I dati diffusi dall’ISTAT, nel suo “Rapporto sulla competitività dei settori produttivi” e in parte commentati dal ministro Poletti, il 3 marzo scorso, sono indicativi di quella che è stata la ricetta adottata dall’apparato produttivo italiano per uscire dalla crisi economica, nell’ultimo triennio.

Le aziende hanno risparmiato sul costo del lavoro

Le cifre indicano infatti che, nel biennio ottobre 2014-settembre 2016, il costo del lavoro complessivo è diminuito dell’1,3 per cento e, nel settore manifatturiero, addirittura del 2,4%, a fronte di un aumento del PIL che, nel triennio 2014-2016, è stato dell’1,8-1,9% circa.

Si ricordi che, tra il 2008 e il 2013, il decremento del PIL, in Italia, ha sfiorato complessivamente il 9%.

Ciò significa che il settore produttivo ha operato una riorganizzazione che gli ha permesso di incrementare la produzione (molto poco, a dire il vero) risparmiando sui costi e, di conseguenza, aumentando la competitività dei prodotti. Guardando all’europa, nello stesso periodo, in Spagna, il costo del lavoro è diminuito soltanto dello 0,2% (ma è aumentato dello 0,7% nel settore manifatturiero), mentre in Francia è aumentato complessivamente del 2,6% e, in Germania, addirittura del 5,6%.

I dati evidenziano un incremento di competitività di tutto rispetto

Se si considera la diminuzione del prezzo di beni e servizi (dovuta soprattutto al dimezzamento della fattura energetica), qualcuno ha fatto notare che, nel periodo in questione, la competitività dei prodotti italiani, rispetto a quelli tedeschi, è aumentata del 6,5%!

L’incidenza della contrazione dell’occupazione sui dati di tale sorprendente performance è evidente soprattutto nel settore manifatturiero che, tra il 2008 e il 2014, in Italia, ha perduto il 17% degli occupati, passando da 4,4 a 3,7 milioni di addetti.

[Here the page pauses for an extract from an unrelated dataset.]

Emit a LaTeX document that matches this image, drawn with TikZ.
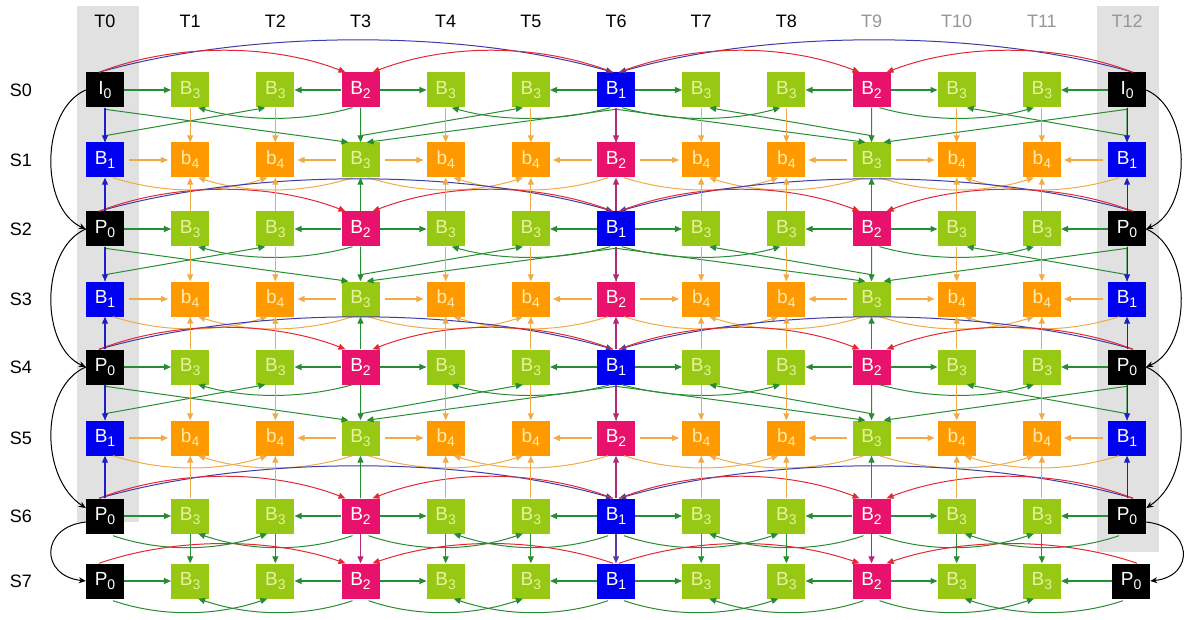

Il valore aggiunto (PIL) del settore, però, nello stesso periodo, è diminuito soltanto del 4% (a fronte di una diminuzione del 23% in Spagna, dell’1,1% in Francia e di un aumento del 14,5% in Germania).

Se ci limitiamo ai dati alle aziende che occupano tra i 49 e i 250 addetti (tenuto conto che, contemporaneamente, hanno chiuso circa 190.000 piccole e micro-imprese), la produttività oraria – secondo l’ISTAT – grazie all’intensificazione dei ritmi di lavoro e dell’allungamento della giornata lavorativa – sarebbe ora superiore a quella della stessa Germania!

Dove è finito il risparmio sul costo del lavoro?

La scienza economica ci insegna che gli incrementi di produttività vengono in parte reinvestiti e in parte vanno a costituire il profitto dell’imprenditore. In Italia, però, gli investimenti risultano sempre un po’ di meno, rispetto a quelli dei nostri partners europei, mentre i profitti (cioè i guadagni del capitalista) sempre un po’ di più.

Il tasso d’investimento, in Italia, era del 23% nel 2008 e, nel 2016, è sceso al 19% mentre in Europa, la media 2016 è pari al 22%. Contemporaneamente il tasso di profitto, in Italia, era attestato al 45% nel 2008 (media europea: 43%) ed è sceso al 42% nel 2016 (Europa: 41%). Facendo due conti, il differenziale fra tasso di profitto e tasso d’investimento, nel 2016, in Italia è quattro punti in più del differenziale europeo (23% contro 19%). Tutta ricchezza che esce dal circuito produttivo e che confluisce nel patrimonio personale degli imprenditori e dei loro familiari.